* begin *
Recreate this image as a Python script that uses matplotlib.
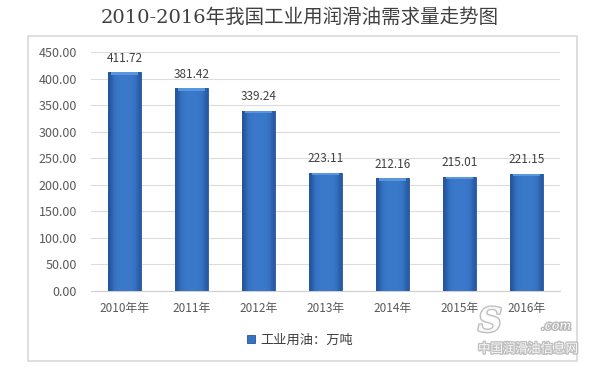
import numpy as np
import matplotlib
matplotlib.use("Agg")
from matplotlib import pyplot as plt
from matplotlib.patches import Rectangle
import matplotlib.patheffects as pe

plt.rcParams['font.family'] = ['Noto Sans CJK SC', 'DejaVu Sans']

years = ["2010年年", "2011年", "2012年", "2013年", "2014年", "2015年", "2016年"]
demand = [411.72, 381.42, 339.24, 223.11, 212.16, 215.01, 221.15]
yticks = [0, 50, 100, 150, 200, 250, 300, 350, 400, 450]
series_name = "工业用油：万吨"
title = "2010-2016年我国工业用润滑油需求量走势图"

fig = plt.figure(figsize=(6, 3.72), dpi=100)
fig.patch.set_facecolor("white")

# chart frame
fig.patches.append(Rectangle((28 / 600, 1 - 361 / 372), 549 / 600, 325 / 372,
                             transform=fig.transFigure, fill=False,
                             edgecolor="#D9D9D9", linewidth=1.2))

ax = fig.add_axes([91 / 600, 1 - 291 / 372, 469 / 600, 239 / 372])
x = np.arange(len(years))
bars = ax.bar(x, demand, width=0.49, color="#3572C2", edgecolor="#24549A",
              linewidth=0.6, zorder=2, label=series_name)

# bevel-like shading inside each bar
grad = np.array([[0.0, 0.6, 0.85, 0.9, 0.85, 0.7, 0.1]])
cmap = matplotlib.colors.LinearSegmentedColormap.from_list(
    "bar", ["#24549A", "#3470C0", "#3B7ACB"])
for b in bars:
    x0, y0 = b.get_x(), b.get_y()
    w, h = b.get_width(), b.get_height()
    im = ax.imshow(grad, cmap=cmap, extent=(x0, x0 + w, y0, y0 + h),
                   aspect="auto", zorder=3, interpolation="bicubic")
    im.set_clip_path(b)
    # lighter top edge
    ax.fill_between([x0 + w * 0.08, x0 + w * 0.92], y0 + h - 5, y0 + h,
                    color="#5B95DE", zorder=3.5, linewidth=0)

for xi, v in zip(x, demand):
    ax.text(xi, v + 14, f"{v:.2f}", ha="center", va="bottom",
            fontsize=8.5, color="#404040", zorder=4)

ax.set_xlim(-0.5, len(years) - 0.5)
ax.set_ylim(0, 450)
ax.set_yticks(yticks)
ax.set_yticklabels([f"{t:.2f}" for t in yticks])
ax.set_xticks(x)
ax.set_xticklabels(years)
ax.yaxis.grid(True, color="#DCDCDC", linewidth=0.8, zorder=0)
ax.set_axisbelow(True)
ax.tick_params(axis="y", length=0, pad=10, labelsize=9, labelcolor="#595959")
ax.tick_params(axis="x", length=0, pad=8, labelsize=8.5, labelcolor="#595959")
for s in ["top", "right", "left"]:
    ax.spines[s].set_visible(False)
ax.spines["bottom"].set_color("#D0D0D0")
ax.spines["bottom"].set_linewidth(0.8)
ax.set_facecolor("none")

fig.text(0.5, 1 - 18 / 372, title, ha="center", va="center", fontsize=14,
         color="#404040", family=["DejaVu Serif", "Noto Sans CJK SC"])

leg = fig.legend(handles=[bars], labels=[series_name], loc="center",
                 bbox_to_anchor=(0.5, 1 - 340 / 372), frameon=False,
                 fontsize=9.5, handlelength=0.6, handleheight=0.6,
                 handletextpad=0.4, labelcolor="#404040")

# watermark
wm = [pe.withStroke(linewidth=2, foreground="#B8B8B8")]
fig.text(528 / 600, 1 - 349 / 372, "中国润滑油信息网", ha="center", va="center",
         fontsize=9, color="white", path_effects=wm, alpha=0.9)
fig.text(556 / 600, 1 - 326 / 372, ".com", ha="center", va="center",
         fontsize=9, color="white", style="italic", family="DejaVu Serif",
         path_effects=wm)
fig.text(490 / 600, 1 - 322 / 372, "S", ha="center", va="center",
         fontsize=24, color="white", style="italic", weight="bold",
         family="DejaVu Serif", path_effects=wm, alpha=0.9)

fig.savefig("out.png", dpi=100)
* end *
▶ _TASK TO CARRY OUT_:
Your task is to return the lines above, from the first one up to and including the line containing "plt.rcParams['font.family'] = ['Noto", minus any pictures.

▶ _EXERCISE SOLUTION_:
Recreate this image as a Python script that uses matplotlib.
import numpy as np
import matplotlib
matplotlib.use("Agg")
from matplotlib import pyplot as plt
from matplotlib.patches import Rectangle
import matplotlib.patheffects as pe

plt.rcParams['font.family'] = ['Noto Sans CJK SC', 'DejaVu Sans']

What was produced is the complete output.